GLCache generates training data by taking snapshots of segment features and calculating utility.
Specifically, GLCache takes a snapshot of (randomly sampled) segments after each training, 
and calculates the segment utility over time using U_seg = \sum \frac{1}{D_obj \times S_obj}. 
Note that `D_obj` is the distance/time _since snapshot_. Each object is counted for calculating 
segment utility, when it has been counted, we mark the `seen_after_snapshot' and does not count again. 

Notce that the X (features) used in training is the features of the 
snapshotted segments *at the snapshot time*, 
and the Y (utility) is calculated over time as objects are requested again, 
and the calculated Y is for *the features at the snapshot time* too.
Because both features and segment utility are time-dependent, it is very important that they match each other.

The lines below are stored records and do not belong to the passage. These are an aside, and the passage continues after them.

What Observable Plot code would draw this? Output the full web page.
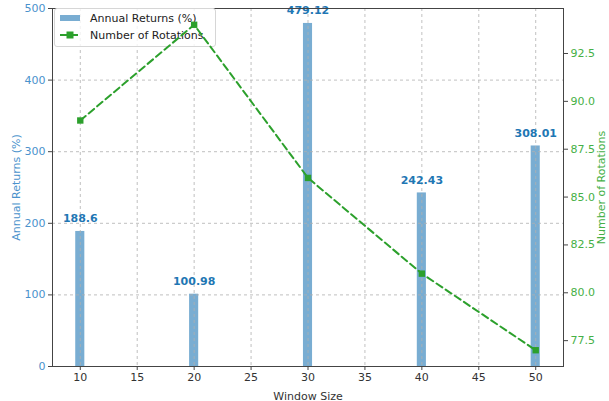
<!DOCTYPE html>
<html>
<head>
<meta charset="utf-8">
<script src="https://cdn.jsdelivr.net/npm/d3@7"></script>
<script src="https://cdn.jsdelivr.net/npm/@observablehq/plot@0.6"></script>
<style>
  html, body { margin: 0; padding: 0; background: #fff; }
  #wrap { position: relative; width: 609px; height: 401px; font-family: "DejaVu Sans", sans-serif; }
  #wrap > svg { position: absolute; left: 0; top: 0; }
  #legend { position: absolute; left: 54px; top: 8px; width: 160px; height: 37px; border: 1px solid #d6d6d6; border-radius: 3px; background: rgba(255,255,255,0.8); font-size: 11px; color: #222; }
  .row { position: absolute; left: 4px; height: 14px; display: flex; align-items: center; }
  .row span { margin-left: 9px; white-space: nowrap; }
</style>
</head>
<body>
<div id="wrap"></div>
<script>
const windowSizes = [10, 20, 30, 40, 50];
const annualReturns = [188.6, 100.98, 479.12, 242.43, 308.01];
const rotations = [89, 94, 86, 81, 77];
const xTicks = [10, 15, 20, 25, 30, 35, 40, 45, 50];
const leftTicks = [0, 100, 200, 300, 400, 500];
const rightTicks = [77.5, 80.0, 82.5, 85.0, 87.5, 90.0, 92.5];

const rotDomain = [76.15, 94.85];
const leftDomain = [0, 500];
const xDomain = [7.56, 52.44];
const toLeft = r => (r - rotDomain[0]) / (rotDomain[1] - rotDomain[0]) * (leftDomain[1] - leftDomain[0]) + leftDomain[0];

const data = windowSizes.map((w, i) => ({w, ret: annualReturns[i], rot: rotations[i], rotY: toLeft(rotations[i])}));
const barHalf = 0.4;

const blue = "#1f77b4";
const blueText = "#4a92cc";
const green = "#2ca02c";
const greenText = "#46b046";

const common = {
  width: 609,
  height: 401,
  marginLeft: 52,
  marginRight: 46,
  marginTop: 8,
  marginBottom: 35,
  x: {domain: xDomain},
  y: {domain: leftDomain}
};

const chart = Plot.plot({
  ...common,
  style: {fontFamily: "DejaVu Sans, sans-serif", fontSize: "11px", background: "white"},
  marks: [
    Plot.rectY(data, {x1: d => d.w - barHalf, x2: d => d.w + barHalf, y: "ret", fill: blue, fillOpacity: 0.6}),
    Plot.gridX(xTicks, {stroke: "#b0b0b0", strokeOpacity: 0.8, strokeDasharray: "3,3"}),
    Plot.gridY(leftTicks, {stroke: "#b0b0b0", strokeOpacity: 0.8, strokeDasharray: "3,3"}),
    Plot.text(data, {x: "w", y: "ret", text: d => String(d.ret), dy: -9, lineAnchor: "bottom", fill: blue, fontWeight: "bold", fontSize: 11}),
    Plot.frame({stroke: "#444"}),
    Plot.axisX(xTicks, {tickSize: 4, tickPadding: 3, stroke: "#444", fill: "#333", label: "Window Size", labelAnchor: "center", labelArrow: "none", labelOffset: 33, fontSize: 11}),
    Plot.axisY(leftTicks, {anchor: "left", tickSize: 4, tickPadding: 3, stroke: "#444", fill: blueText, label: "Annual Returns (%)", labelAnchor: "center", labelArrow: "none", labelOffset: 40, fontSize: 11}),
    Plot.axisY(rightTicks.map(toLeft), {anchor: "right", tickSize: 4, tickPadding: 3, stroke: "#444", fill: greenText, tickFormat: (v, i) => rightTicks[i].toFixed(1), label: "Number of Rotations", labelAnchor: "center", labelArrow: "none", labelOffset: 41, labelRotate: -90, fontSize: 11})
  ]
});

const overlay = Plot.plot({
  ...common,
  style: {background: "transparent"},
  marks: [
    Plot.line(data, {x: "w", y: "rotY", stroke: green, strokeWidth: 2, strokeDasharray: "7,4"}),
    Plot.dot(data, {x: "w", y: "rotY", symbol: "square", r: 3.6, fill: green, stroke: "none"})
  ],
  axis: null
});

const wrap = document.getElementById("wrap");
wrap.appendChild(chart);

const legend = document.createElement("div");
legend.id = "legend";
legend.innerHTML = `
  <div class="row" style="top:2px"><svg width="22" height="10"><rect x="1" y="2" width="20" height="6" fill="${blue}" fill-opacity="0.6"/></svg><span>Annual Returns (%)</span></div>
  <div class="row" style="top:19px"><svg width="22" height="10"><line x1="1" y1="5" x2="21" y2="5" stroke="${green}" stroke-width="2" stroke-dasharray="7,4"/><rect x="7.5" y="1.5" width="7" height="7" fill="${green}"/></svg><span>Number of Rotations</span></div>`;
wrap.appendChild(legend);
wrap.appendChild(overlay);
</script>
</body>
</html>
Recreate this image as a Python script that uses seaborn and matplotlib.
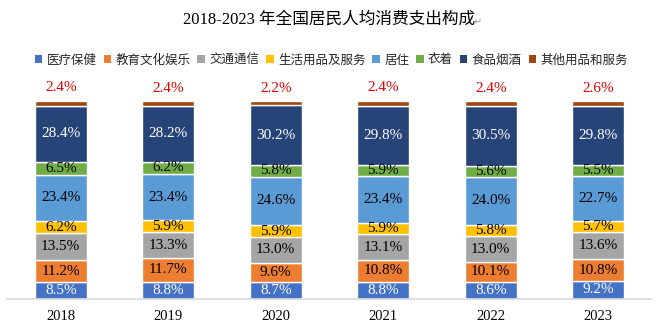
import numpy as np
import pandas as pd
import matplotlib
matplotlib.use("Agg")
import matplotlib.pyplot as plt
from matplotlib.patches import Patch
import seaborn as sns

years = ["2018", "2019", "2020", "2021", "2022", "2023"]
categories = ["医疗保健", "教育文化娱乐", "交通通信", "生活用品及服务", "居住", "衣着", "食品烟酒", "其他用品和服务"]
medical = [8.5, 8.8, 8.7, 8.8, 8.6, 9.2]
education = [11.2, 11.7, 9.6, 10.8, 10.1, 10.8]
transport = [13.5, 13.3, 13.0, 13.1, 13.0, 13.6]
household = [6.2, 5.9, 5.9, 5.9, 5.8, 5.7]
housing = [23.4, 23.4, 24.6, 23.4, 24.0, 22.7]
clothing = [6.5, 6.2, 5.8, 5.9, 5.6, 5.5]
food = [28.4, 28.2, 30.2, 29.8, 30.5, 29.8]
other = [2.4, 2.4, 2.2, 2.4, 2.4, 2.6]
series = [medical, education, transport, household, housing, clothing, food, other]
colors = ["#4472C4", "#ED7D31", "#A5A5A5", "#FFC000", "#5B9BD5", "#70AD47", "#264478", "#9E480E"]
label_colors = ["white", "black", "black", "black", "black", "black", "white", None]

sns.set_theme(style="white")
plt.rcParams['font.family'] = ['Liberation Serif', 'Noto Sans CJK SC', 'DejaVu Sans']

fig = plt.figure(figsize=(6.67, 3.32), dpi=100)
ax = fig.add_axes([7/667, 1 - 299/332, 645/667, 198/332])

bottom = np.zeros(len(years))
for i, (name, vals) in enumerate(zip(categories, series)):
    df = pd.DataFrame({"year": years, "value": vals})
    sns.barplot(data=df, x="year", y="value", order=years, color=colors[i],
                width=0.485, bottom=bottom.copy(), edgecolor="white", linewidth=1.0,
                saturation=1, ax=ax, errorbar=None)
    for j, v in enumerate(vals):
        if label_colors[i] is not None:
            ax.text(j, bottom[j] + v / 2, f"{v:.1f}%", ha="center", va="center",
                    fontsize=11, color=label_colors[i], family="Liberation Serif")
        else:
            ax.text(j, bottom[j] + v + 3.2, f"{v:.1f}%", ha="center", va="bottom",
                    fontsize=11, color="#E00000", family="Liberation Serif", clip_on=False)
    bottom += np.array(vals)

ax.set_xlim(-0.5, 5.5)
ax.set_ylim(0, 100)
ax.set_xlabel("")
ax.set_ylabel("")
ax.set_yticks([])
ax.tick_params(axis="x", length=0, pad=8, labelsize=10.5)
for lab in ax.get_xticklabels():
    lab.set_family("Liberation Serif")
    lab.set_color("black")
for s in ["top", "right", "left"]:
    ax.spines[s].set_visible(False)
ax.spines["bottom"].set_color("#D9D9D9")
ax.spines["bottom"].set_linewidth(1.2)

fig.text(0.493, 1 - 20/332, "2018-2023 年全国居民人均消费支出构成", ha="center", va="center",
         fontsize=12, color="black", family=['Liberation Serif', 'Noto Sans CJK SC'])
fig.text(474/667, 1 - 22/332, "↵", ha="left", va="center", fontsize=7, color="#A0A0A0",
         family=['DejaVu Sans'])

handles = [Patch(facecolor=c, edgecolor="none") for c in colors]
fig.legend(handles, categories, loc="center", bbox_to_anchor=(0.497, 1 - 60/332), ncol=8,
           frameon=False, handlelength=0.6, handleheight=0.6, handletextpad=0.35,
           columnspacing=0.55, prop={"family": "Noto Sans CJK SC", "size": 9})

fig.savefig("out.png", dpi=100)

#### Handling evicted segments 
Because the snapshotted segments may be evicted over time, after eviction, GLCache cannot 
track utility any more. To address this problem,  
GLCache moves evicted (and snapshotted) segments to a training bucket after eviction, 
and keeps ghost entries of evicted objects in the hash table so that we can continue to calculate utility. 


### retraining 
Every `retrain_interval' seconds, GLCache retrains the model. Currently it is two days. 
After training, we need to clean up the training bucket and the ghost entries in the hash table.


### model 
Currently GLCache uses XGBoost (boosting trees) as the model.


### objective 
Currently GLCache uses regression as the objective, we have also tried ranking objective, 
specifically, pairwise, map and ndcg, however, map and ndcg require group information 
and do not work well, pairwise does not need group information, and works well. 

Comparing regression and ranking objective, it seems that regression is slightly better, 
but the loss is hard to interpret. In the correct setting, I think ranking should be 
at least as better as regresssion. 





## inference 
We perform inference periodically, each time we rank all segments, 
then we merge evict segments one by one in the ranked order, until `rank_intvl * n_in_use_segs` 
(rank_intvl fraction of all segments) are evicted. In other words, we only need `1/rank_intvl` inferences
to evict/write `cache_size`' bytes.